To do —
Copy out all lines that hold "diagram".
[Supplied information start]
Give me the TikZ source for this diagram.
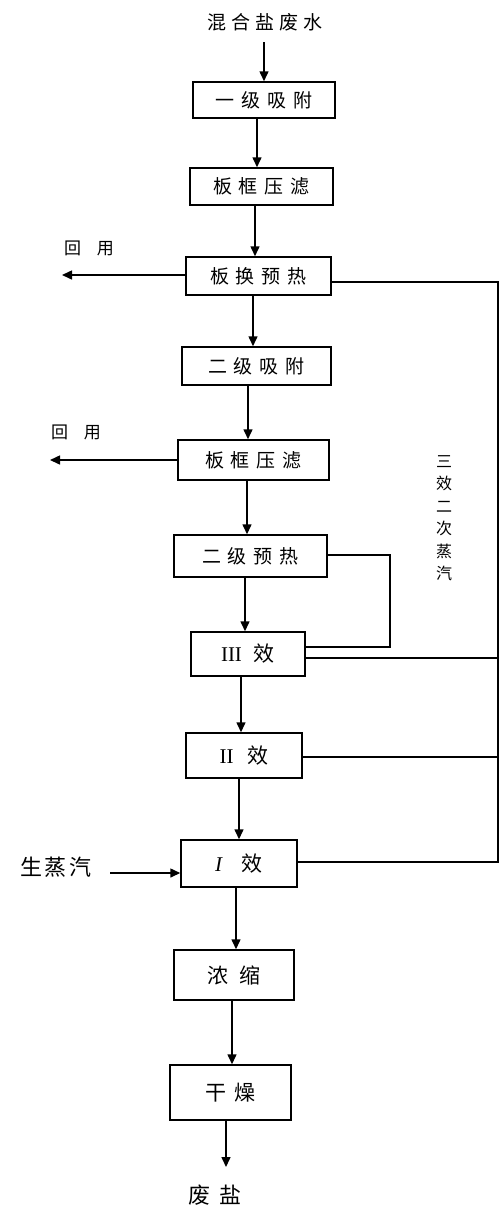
\documentclass[tikz,border=0pt]{standalone}
\usepackage{fontspec}
\setmainfont{Noto Sans CJK SC}
\newfontfamily\romfont{Liberation Serif}
\usetikzlibrary{arrows.meta}
\newcommand\lgap{\hspace{7pt}}
\begin{document}
\begin{tikzpicture}[x=1pt,y=-1pt,line width=1.5pt,
  box/.style={draw,line width=1.5pt,inner sep=0pt,font=\fontsize{19}{21}\selectfont},
  bigbox/.style={box,font=\fontsize{21}{24}\selectfont},
  arr/.style={-{Triangle[length=10pt,width=9pt]}},
  lbl/.style={inner sep=0pt,font=\fontsize{19}{21}\selectfont}]
\useasboundingbox (0,0) rectangle (502,1213);
\fill[white] (0,0) rectangle (502,1213);
% boxes
\node[box,minimum width=142pt,minimum height=36pt] (b1) at (264,100) {一\lgap 级\lgap 吸\lgap 附};
\node[box,minimum width=143pt,minimum height=37pt] (b2) at (261.5,186.5) {板\lgap 框\lgap 压\lgap 滤};
\node[box,minimum width=145pt,minimum height=38pt] (b3) at (258.5,276) {板\lgap 换\lgap 预\lgap 热};
\node[box,minimum width=149pt,minimum height=38pt] (b4) at (256.5,366) {二\lgap 级\lgap 吸\lgap 附};
\node[box,minimum width=151pt,minimum height=40pt] (b5) at (253.5,460) {板\lgap 框\lgap 压\lgap 滤};
\node[box,minimum width=153pt,minimum height=42pt] (b6) at (250.5,556) {二\lgap 级\lgap 预\lgap 热};
\node[bigbox,minimum width=114pt,minimum height=44pt] (b7) at (248,654) {{\romfont III}\hspace{12pt}效};
\node[bigbox,minimum width=116pt,minimum height=45pt] (b8) at (244,755.5) {{\romfont II}\hspace{14pt}效};
\node[bigbox,minimum width=116pt,minimum height=47pt] (b9) at (239,863.5) {{\romfont\itshape I}\hspace{20pt}效};
\node[bigbox,minimum width=120pt,minimum height=50pt] (b10) at (234,975) {浓\hspace{12pt}缩};
\node[bigbox,minimum width=121pt,minimum height=55pt] (b11) at (230.5,1092.5) {干\hspace{8pt}燥};
% labels
\node[lbl] (src) at (265,22) {混\hspace{5pt}合\hspace{5pt}盐\hspace{5pt}废\hspace{5pt}水};
\node[lbl,font=\fontsize{17}{19}\selectfont] (use1) at (89,248) {回\hspace{16pt}用};
\node[lbl,font=\fontsize{17}{19}\selectfont] (use2) at (76,432) {回\hspace{16pt}用};
\node[lbl,font=\fontsize{22}{24}\selectfont] (steam) at (56,867) {生\hspace{3pt}蒸\hspace{3pt}汽};
\node[lbl,font=\fontsize{22}{24}\selectfont] (salt) at (215,1195) {废\hspace{10pt}盐};
\node[lbl,align=center,font=\fontsize{16}{22.5}\selectfont] (vap) at (444,518) {三\\效\\二\\次\\蒸\\汽};
% coordinates
\coordinate (e0) at (264,42);
\coordinate (c1) at (257,0);
\coordinate (c2) at (255,0);
\coordinate (c3) at (253,0);
\coordinate (c4) at (248,0);
\coordinate (c5) at (247,0);
\coordinate (c6) at (245,0);
\coordinate (c7) at (241,0);
\coordinate (c8) at (239,0);
\coordinate (c9) at (236,0);
\coordinate (c10) at (232,0);
\coordinate (e11) at (226,1167);
\coordinate (o3) at (62,275);
\coordinate (o5) at (50,460);
\coordinate (s9) at (110,873);
\coordinate (r3) at (498,282);
\coordinate (r7) at (498,658);
\coordinate (r8) at (498,757);
\coordinate (r9) at (498,862);
\coordinate (l6) at (390,555);
\coordinate (l7) at (390,647);
% main flow
\draw[arr] (e0) -- (b1.north -| e0);
\draw[arr] (b1.south -| c1) -- (b2.north -| c1);
\draw[arr] (b2.south -| c2) -- (b3.north -| c2);
\draw[arr] (b3.south -| c3) -- (b4.north -| c3);
\draw[arr] (b4.south -| c4) -- (b5.north -| c4);
\draw[arr] (b5.south -| c5) -- (b6.north -| c5);
\draw[arr] (b6.south -| c6) -- (b7.north -| c6);
\draw[arr] (b7.south -| c7) -- (b8.north -| c7);
\draw[arr] (b8.south -| c8) -- (b9.north -| c8);
\draw[arr] (b9.south -| c9) -- (b10.north -| c9);
\draw[arr] (b10.south -| c10) -- (b11.north -| c10);
\draw[arr] (b11.south -| e11) -- (e11);
% side flows
\draw[arr] (b3.west |- o3) -- (o3);
\draw[arr] (b5.west |- o5) -- (o5);
\draw[arr] (s9) -- (b9.west |- s9);
% vapour lines
\draw (b3.east |- r3) -- (r3) -- (r9) -- (b9.east |- r9);
\draw (b7.east |- r7) -- (r7);
\draw (b8.east |- r8) -- (r8);
\draw (b6.east |- l6) -- (l6) -- (l7) -- (b7.east |- l7);
\end{tikzpicture}
\end{document}
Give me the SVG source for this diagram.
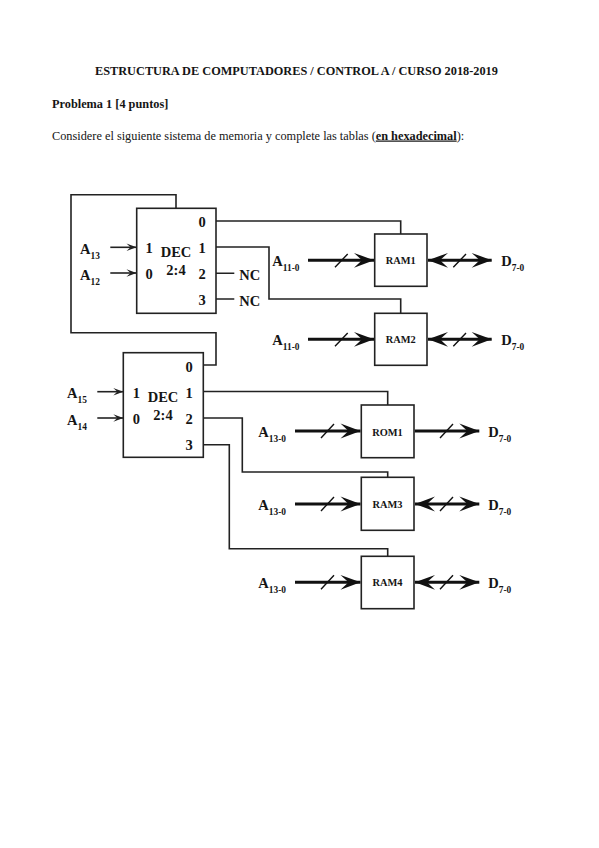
<svg xmlns="http://www.w3.org/2000/svg" width="599" height="848" viewBox="0 0 599 848">
<style>
text{font-family:"Liberation Serif","Times New Roman",serif;fill:#151515;font-weight:bold}
.plain{font-weight:normal}
.t{font-size:12.3px}
.b{fill:#fff;stroke:#222;stroke-width:1.6}
.w{fill:none;stroke:#222;stroke-width:1.6}
.bus{fill:none;stroke:#111;stroke-width:3}
.sl{fill:none;stroke:#111;stroke-width:1.4}
.sm{fill:none;stroke:#222;stroke-width:1.6}
.l{font-size:14.5px}
.s{font-size:9.4px}
.d{font-size:14.5px;text-anchor:middle}
.r{font-size:10.4px;text-anchor:middle}
</style>
<defs>
<marker id="h" markerUnits="userSpaceOnUse" markerWidth="24" markerHeight="20" refX="22" refY="10" orient="auto-start-reverse" overflow="visible"><path d="M2 2.6L22 10L2 17.4L10 10Z" fill="#111"/></marker>
<marker id="m" markerUnits="userSpaceOnUse" markerWidth="12" markerHeight="10" refX="11" refY="5" orient="auto" overflow="visible"><path d="M1 1.2L11 5L1 8.8L5 5Z" fill="#222"/></marker>
</defs>
<g id="heading">
<text class="t" x="95" y="75">ESTRUCTURA DE COMPUTADORES / CONTROL A / CURSO 2018-2019</text>
<text class="t" x="52" y="107.5">Problema 1 [4 puntos]</text>
<text class="t plain" x="52" y="139.5">Considere el siguiente sistema de memoria y complete las tablas (<tspan font-weight="bold" text-decoration="underline">en hexadecimal</tspan>):</text>
</g>
<g id="connectors">
<path class="w" d="M176 208.3V194.7H71V332.7H216V365H203.3"/>
<path class="w" d="M216 221H400.7V234"/>
<path class="w" d="M216 247H269V299H400.7V313.3"/>
<path class="w" d="M216 273.3H234.3M216 299H234.3"/>
<path class="w" d="M203.3 391.5H387.7V405"/>
<path class="w" d="M203.3 418H242.3V472H387.7V477.3"/>
<path class="w" d="M203.3 444.7H229.3V548.7H387.7V556.3"/>
<path class="sm" marker-end="url(#m)" d="M110.3 247.3H136.5"/>
<path class="sm" marker-end="url(#m)" d="M110.3 273H136.5"/>
<path class="sm" marker-end="url(#m)" d="M97.3 391.7H123.3"/>
<path class="sm" marker-end="url(#m)" d="M97.3 418H123.3"/>
<path class="bus" marker-end="url(#h)" d="M308 260.3H374"/>
<path class="bus" marker-end="url(#h)" d="M308 339.3H374"/>
<path class="bus" marker-end="url(#h)" d="M295 431H360.5"/>
<path class="bus" marker-end="url(#h)" d="M295 504H360.5"/>
<path class="bus" marker-end="url(#h)" d="M295 582.3H360.5"/>
<path class="bus" marker-start="url(#h)" marker-end="url(#h)" d="M428 260.3H491.7"/>
<path class="bus" marker-start="url(#h)" marker-end="url(#h)" d="M428 339.3H491.7"/>
<path class="bus" marker-end="url(#h)" d="M414.7 431H479.3"/>
<path class="bus" marker-start="url(#h)" marker-end="url(#h)" d="M415 504H479.3"/>
<path class="bus" marker-start="url(#h)" marker-end="url(#h)" d="M415 582.3H479.3"/>
<path class="sl" d="M335 267.3L347.7 254M335 346.3L347.7 333M321 438L334 424M321 511L334 497M321 589.3L334 575.3M453.3 267.3L466 254M453.3 346.3L466 333M440 438L453 424M440 511L453 497M440 589.3L453 575.3"/>
</g>
<g id="dec1">
<rect class="b" x="136.7" y="208.3" width="79.3" height="105"/>
<text class="d" x="149" y="253">1</text><text class="d" x="149" y="279">0</text>
<text class="d" x="176" y="257">DEC</text><text class="d" x="176" y="275">2:4</text>
<text class="d" x="202" y="226.5">0</text><text class="d" x="202" y="252.5">1</text><text class="d" x="202" y="278.5">2</text><text class="d" x="202" y="304.5">3</text>
</g>
<g id="dec2">
<rect class="b" x="123.3" y="352.7" width="80" height="104.6"/>
<text class="d" x="136.3" y="398">1</text><text class="d" x="136.3" y="424">0</text>
<text class="d" x="163" y="402">DEC</text><text class="d" x="163" y="420">2:4</text>
<text class="d" x="189" y="371.7">0</text><text class="d" x="189" y="398">1</text><text class="d" x="189" y="424">2</text><text class="d" x="189" y="450">3</text>
</g>
<g id="ram1"><rect class="b" x="374.7" y="234" width="52.3" height="52.3"/><text class="r" x="400.7" y="264">RAM1</text></g>
<g id="ram2"><rect class="b" x="374.7" y="313.3" width="52.3" height="52"/><text class="r" x="400.7" y="343">RAM2</text></g>
<g id="rom1"><rect class="b" x="361.3" y="405" width="52.7" height="52.7"/><text class="r" x="387.5" y="435.5">ROM1</text></g>
<g id="ram3"><rect class="b" x="361.3" y="477.3" width="52.7" height="53"/><text class="r" x="387.5" y="507.7">RAM3</text></g>
<g id="ram4"><rect class="b" x="361.3" y="556.3" width="52.7" height="52.4"/><text class="r" x="387.5" y="586">RAM4</text></g>
<g id="labels">
<text class="l" x="80" y="254">A<tspan class="s" dy="5">13</tspan></text>
<text class="l" x="80" y="280">A<tspan class="s" dy="5">12</tspan></text>
<text class="l" x="67" y="398">A<tspan class="s" dy="5">15</tspan></text>
<text class="l" x="67" y="425">A<tspan class="s" dy="5">14</tspan></text>
<text class="l" x="239.3" y="279.5">NC</text>
<text class="l" x="239.3" y="305.5">NC</text>
<text class="l" x="272.3" y="266">A<tspan class="s" dy="5">11-0</tspan></text>
<text class="l" x="272.3" y="345">A<tspan class="s" dy="5">11-0</tspan></text>
<text class="l" x="258.3" y="437">A<tspan class="s" dy="5">13-0</tspan></text>
<text class="l" x="258.3" y="510">A<tspan class="s" dy="5">13-0</tspan></text>
<text class="l" x="258.3" y="588">A<tspan class="s" dy="5">13-0</tspan></text>
<text class="l" x="501.3" y="266">D<tspan class="s" dy="5">7-0</tspan></text>
<text class="l" x="501.3" y="345">D<tspan class="s" dy="5">7-0</tspan></text>
<text class="l" x="488.3" y="437">D<tspan class="s" dy="5">7-0</tspan></text>
<text class="l" x="488.3" y="510">D<tspan class="s" dy="5">7-0</tspan></text>
<text class="l" x="488.3" y="588">D<tspan class="s" dy="5">7-0</tspan></text>
</g>
</svg>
[Supplied information end]
Response to the task —
Give me the TikZ source for this diagram.
Give me the SVG source for this diagram.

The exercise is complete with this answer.